EXERCISE REQUIREMENTS = Go through the material below and count the lines with the string "Clone"; the number is the whole answer.

═════ DATASET

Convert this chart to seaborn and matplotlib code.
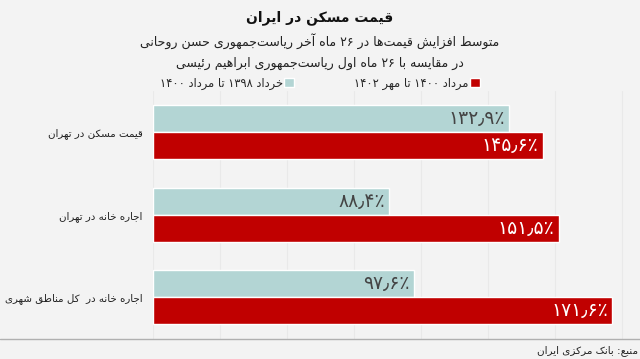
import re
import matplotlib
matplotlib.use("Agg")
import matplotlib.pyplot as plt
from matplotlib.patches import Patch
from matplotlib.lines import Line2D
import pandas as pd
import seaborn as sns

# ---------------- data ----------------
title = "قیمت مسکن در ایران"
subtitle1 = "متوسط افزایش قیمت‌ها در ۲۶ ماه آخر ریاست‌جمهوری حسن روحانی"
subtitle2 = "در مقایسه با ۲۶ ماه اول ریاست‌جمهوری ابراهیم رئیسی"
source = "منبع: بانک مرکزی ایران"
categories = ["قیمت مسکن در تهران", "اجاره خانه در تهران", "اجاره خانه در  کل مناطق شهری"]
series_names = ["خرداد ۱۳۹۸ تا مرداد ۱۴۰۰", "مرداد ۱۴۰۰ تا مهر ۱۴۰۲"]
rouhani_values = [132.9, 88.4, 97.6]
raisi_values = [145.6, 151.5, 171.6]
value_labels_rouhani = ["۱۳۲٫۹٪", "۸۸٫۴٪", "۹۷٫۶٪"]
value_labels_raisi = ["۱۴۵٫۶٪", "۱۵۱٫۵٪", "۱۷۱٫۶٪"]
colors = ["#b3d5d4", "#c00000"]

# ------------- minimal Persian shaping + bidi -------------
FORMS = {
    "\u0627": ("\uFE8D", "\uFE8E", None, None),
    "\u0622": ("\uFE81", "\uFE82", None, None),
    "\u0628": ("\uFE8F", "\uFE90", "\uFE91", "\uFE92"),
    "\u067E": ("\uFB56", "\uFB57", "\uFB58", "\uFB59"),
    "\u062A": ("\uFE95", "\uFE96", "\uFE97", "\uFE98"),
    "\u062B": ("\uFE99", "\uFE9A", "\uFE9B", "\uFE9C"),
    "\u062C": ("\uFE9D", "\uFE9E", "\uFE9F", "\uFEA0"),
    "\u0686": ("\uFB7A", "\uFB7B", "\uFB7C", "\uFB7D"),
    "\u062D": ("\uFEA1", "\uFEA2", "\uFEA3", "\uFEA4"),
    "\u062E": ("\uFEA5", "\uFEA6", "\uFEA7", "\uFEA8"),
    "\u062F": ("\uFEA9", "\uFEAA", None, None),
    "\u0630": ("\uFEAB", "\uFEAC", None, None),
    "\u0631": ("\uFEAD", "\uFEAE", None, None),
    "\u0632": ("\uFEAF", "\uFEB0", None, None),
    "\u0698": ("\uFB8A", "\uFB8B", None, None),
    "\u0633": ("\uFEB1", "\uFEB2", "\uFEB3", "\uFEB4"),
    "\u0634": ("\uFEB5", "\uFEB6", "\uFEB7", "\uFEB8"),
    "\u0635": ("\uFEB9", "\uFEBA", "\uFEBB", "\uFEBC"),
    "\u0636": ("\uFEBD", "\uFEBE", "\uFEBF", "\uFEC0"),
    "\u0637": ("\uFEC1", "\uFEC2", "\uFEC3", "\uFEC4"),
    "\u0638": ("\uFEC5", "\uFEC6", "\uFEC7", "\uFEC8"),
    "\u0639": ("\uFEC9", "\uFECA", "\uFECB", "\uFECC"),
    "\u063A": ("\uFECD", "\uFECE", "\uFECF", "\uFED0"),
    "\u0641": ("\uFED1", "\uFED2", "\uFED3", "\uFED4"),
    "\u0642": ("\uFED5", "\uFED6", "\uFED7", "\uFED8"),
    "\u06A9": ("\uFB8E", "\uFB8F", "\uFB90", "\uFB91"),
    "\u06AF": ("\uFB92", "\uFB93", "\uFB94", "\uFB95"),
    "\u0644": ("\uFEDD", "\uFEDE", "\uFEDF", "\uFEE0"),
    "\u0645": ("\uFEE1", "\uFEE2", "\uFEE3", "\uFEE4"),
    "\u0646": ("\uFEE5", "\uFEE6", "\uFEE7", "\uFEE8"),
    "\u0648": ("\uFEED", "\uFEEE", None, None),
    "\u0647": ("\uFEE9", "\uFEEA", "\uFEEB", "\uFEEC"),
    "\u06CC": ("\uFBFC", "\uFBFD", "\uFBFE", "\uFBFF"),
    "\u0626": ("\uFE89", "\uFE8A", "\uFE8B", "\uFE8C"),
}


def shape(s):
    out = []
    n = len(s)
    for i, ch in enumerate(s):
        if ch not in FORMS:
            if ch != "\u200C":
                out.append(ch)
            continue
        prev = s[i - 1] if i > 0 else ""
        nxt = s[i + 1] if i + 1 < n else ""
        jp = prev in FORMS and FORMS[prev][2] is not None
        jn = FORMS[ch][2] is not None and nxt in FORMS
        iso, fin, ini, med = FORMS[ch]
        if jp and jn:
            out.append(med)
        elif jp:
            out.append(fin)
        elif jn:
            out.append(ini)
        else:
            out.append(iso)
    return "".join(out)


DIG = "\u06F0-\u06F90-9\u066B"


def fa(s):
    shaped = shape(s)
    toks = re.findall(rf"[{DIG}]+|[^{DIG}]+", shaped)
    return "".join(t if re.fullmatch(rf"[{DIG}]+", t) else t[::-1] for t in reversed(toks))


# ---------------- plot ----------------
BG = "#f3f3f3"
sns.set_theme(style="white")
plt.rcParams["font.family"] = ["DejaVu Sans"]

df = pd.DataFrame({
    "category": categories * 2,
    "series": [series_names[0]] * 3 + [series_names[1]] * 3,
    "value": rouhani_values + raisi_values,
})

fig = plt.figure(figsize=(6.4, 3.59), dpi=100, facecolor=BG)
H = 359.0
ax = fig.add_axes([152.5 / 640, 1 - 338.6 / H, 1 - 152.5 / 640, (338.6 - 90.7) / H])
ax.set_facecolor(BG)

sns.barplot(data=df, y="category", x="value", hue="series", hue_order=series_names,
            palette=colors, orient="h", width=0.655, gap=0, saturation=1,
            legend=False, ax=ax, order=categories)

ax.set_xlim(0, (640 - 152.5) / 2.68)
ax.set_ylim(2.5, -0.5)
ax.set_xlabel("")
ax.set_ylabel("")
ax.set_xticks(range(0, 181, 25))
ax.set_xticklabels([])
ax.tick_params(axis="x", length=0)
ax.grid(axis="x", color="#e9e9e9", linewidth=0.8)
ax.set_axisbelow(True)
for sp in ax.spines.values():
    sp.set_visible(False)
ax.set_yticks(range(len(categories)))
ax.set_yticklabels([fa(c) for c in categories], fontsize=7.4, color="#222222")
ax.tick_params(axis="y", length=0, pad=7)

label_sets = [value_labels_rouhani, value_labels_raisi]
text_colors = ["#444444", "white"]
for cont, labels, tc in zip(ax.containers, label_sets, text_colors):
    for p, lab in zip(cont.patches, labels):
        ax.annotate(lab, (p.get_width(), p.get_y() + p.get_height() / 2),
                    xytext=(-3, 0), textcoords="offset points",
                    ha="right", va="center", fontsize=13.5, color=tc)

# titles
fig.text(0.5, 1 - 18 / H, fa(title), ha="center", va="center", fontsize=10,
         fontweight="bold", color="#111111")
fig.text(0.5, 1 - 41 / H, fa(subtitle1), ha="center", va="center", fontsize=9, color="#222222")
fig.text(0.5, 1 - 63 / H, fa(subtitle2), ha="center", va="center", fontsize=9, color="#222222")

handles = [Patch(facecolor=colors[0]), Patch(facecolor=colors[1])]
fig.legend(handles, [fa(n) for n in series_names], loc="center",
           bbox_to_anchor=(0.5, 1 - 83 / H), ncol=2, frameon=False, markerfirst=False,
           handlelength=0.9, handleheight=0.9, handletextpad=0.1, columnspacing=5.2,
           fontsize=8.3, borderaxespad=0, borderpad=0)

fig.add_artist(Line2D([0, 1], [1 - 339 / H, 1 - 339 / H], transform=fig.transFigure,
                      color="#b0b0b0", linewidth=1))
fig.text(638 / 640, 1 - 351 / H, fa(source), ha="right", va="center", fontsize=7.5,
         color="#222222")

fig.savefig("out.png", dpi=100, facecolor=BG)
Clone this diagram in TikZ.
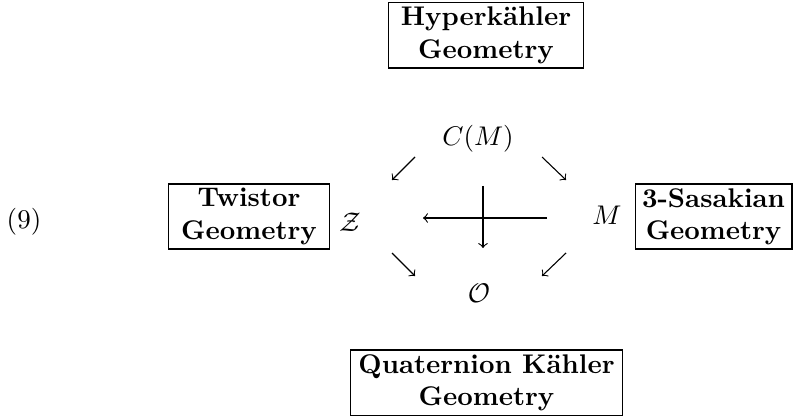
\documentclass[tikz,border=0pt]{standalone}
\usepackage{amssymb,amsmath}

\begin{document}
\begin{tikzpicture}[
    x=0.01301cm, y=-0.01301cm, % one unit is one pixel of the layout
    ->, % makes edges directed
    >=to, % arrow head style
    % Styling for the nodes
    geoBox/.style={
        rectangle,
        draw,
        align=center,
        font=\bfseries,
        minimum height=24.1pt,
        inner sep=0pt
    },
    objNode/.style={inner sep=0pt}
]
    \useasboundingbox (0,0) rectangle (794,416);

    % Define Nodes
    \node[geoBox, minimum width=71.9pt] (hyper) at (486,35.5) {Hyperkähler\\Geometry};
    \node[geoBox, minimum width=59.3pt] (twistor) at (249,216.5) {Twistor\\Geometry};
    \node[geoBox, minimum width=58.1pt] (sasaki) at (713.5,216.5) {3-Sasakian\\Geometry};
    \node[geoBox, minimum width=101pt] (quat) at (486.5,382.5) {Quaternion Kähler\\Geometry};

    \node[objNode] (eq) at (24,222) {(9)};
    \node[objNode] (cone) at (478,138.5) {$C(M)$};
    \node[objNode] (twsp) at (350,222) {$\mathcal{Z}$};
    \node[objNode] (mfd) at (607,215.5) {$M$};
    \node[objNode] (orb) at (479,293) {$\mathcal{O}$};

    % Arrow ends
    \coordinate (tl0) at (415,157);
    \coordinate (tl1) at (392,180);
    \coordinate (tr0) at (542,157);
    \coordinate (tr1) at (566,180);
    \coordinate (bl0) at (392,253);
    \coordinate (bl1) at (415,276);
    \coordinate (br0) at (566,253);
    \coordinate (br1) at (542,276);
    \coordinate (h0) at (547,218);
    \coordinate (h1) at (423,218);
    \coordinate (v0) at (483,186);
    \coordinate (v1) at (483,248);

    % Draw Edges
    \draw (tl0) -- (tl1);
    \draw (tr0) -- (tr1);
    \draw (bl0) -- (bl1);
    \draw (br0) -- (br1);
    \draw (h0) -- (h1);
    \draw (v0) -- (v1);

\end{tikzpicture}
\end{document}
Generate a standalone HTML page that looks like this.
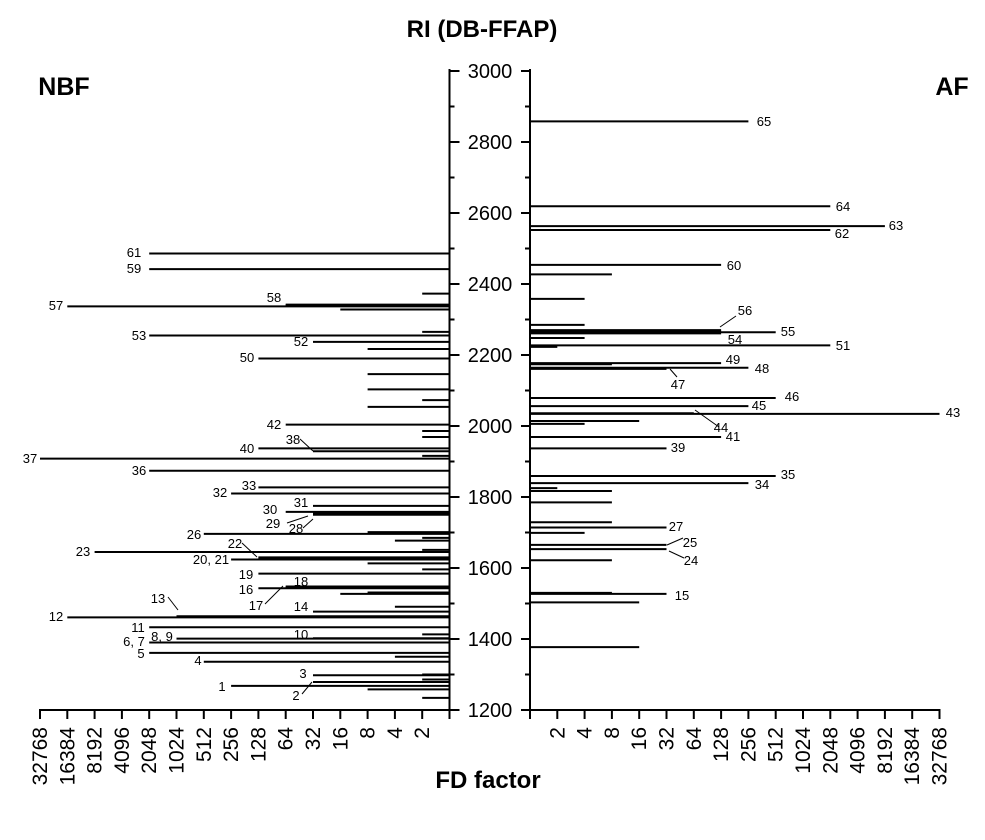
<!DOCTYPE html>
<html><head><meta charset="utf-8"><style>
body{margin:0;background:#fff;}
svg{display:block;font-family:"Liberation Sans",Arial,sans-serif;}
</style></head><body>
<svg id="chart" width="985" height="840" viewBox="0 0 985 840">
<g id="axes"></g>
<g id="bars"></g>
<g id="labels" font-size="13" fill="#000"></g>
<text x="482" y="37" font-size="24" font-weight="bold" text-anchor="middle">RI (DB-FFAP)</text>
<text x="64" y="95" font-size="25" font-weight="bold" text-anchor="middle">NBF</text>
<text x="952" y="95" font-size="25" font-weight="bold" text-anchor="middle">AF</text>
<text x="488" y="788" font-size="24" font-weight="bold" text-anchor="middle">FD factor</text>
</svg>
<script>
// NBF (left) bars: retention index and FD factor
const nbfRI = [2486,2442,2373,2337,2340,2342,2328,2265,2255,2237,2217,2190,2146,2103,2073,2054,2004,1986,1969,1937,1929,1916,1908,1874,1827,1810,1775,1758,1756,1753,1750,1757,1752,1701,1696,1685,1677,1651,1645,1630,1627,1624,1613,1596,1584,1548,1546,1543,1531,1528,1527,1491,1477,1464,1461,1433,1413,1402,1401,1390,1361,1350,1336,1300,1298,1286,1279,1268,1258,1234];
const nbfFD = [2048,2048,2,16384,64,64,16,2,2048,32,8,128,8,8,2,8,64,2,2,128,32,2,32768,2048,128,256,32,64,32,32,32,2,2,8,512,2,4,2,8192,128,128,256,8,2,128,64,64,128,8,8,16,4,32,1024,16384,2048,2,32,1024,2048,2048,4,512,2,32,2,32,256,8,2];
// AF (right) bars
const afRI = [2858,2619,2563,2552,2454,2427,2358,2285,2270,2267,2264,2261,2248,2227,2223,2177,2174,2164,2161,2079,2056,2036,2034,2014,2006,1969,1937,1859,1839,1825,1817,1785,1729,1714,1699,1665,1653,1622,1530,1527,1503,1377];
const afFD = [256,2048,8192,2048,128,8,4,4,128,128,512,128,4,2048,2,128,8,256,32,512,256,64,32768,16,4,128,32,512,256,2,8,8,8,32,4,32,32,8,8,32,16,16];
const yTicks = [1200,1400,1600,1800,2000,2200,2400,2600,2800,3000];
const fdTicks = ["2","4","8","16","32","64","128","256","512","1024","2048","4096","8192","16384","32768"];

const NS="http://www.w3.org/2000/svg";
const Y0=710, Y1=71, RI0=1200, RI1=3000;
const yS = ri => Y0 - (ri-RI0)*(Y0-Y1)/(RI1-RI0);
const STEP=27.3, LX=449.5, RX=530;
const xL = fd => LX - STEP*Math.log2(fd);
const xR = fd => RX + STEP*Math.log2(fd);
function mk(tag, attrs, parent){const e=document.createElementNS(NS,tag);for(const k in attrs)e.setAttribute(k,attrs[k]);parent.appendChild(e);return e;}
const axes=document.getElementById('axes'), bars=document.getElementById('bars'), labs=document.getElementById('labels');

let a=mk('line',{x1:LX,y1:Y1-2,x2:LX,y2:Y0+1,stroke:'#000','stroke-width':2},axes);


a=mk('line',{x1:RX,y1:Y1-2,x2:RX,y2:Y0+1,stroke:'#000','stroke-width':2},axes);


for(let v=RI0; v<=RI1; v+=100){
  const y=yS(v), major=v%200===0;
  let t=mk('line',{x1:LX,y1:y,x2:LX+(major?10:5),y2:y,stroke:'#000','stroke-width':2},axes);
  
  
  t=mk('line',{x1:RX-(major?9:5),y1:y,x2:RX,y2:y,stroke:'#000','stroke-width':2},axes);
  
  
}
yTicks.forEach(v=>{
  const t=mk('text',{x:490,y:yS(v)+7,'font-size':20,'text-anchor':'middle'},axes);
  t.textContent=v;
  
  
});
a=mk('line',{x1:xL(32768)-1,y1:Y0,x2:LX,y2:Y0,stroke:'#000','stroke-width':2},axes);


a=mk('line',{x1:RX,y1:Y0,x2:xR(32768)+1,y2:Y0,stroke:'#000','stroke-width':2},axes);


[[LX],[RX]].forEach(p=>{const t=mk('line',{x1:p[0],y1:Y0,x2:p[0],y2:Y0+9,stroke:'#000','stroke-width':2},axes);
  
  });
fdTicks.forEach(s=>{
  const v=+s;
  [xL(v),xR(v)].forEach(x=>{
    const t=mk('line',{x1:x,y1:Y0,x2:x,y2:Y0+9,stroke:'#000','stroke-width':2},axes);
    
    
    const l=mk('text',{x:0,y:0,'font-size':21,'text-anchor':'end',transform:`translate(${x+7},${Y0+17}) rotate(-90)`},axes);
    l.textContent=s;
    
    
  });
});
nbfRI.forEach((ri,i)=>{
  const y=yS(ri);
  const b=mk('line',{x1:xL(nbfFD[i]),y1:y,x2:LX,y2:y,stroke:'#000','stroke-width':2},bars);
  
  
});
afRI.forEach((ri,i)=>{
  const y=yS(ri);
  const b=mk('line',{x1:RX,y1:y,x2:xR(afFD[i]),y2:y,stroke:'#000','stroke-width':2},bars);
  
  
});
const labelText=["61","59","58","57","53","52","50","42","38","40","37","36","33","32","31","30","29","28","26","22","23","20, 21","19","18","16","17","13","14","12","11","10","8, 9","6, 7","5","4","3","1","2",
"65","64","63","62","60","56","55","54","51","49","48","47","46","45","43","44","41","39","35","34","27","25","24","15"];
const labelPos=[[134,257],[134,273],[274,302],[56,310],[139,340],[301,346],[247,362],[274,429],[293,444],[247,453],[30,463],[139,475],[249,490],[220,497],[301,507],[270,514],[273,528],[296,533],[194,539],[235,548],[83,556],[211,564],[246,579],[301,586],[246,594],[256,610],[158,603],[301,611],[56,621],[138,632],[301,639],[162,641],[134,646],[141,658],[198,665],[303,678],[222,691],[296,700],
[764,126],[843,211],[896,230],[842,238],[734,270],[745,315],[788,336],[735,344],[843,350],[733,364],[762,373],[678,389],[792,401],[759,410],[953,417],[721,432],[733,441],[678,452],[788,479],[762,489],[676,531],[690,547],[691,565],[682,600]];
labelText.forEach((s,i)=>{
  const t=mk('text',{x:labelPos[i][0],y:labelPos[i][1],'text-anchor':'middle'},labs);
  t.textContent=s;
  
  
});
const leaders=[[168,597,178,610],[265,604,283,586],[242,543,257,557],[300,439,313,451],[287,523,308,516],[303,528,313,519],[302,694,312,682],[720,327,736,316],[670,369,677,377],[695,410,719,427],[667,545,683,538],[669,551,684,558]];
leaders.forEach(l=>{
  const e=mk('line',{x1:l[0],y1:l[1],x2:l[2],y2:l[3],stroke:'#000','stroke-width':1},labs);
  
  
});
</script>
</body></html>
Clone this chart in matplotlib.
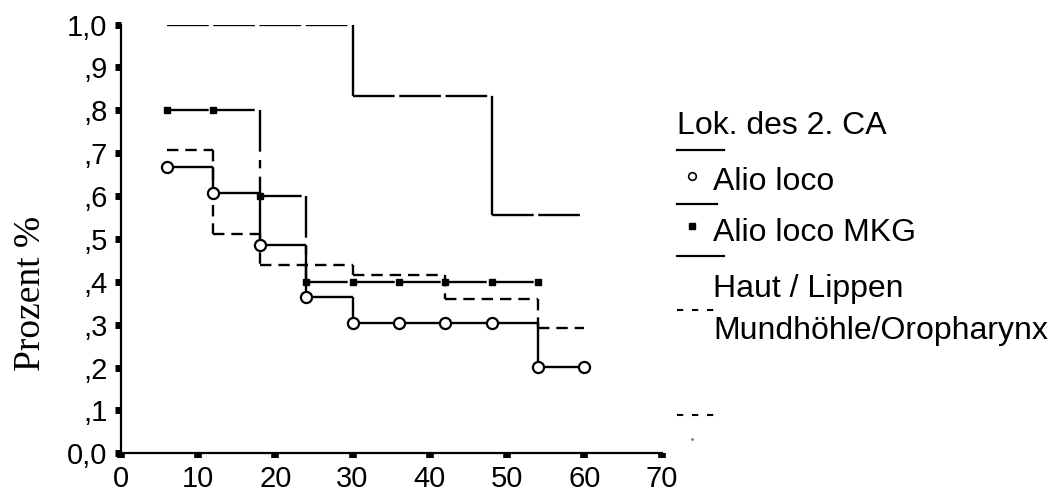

══════════

TASK OUTPUT = 2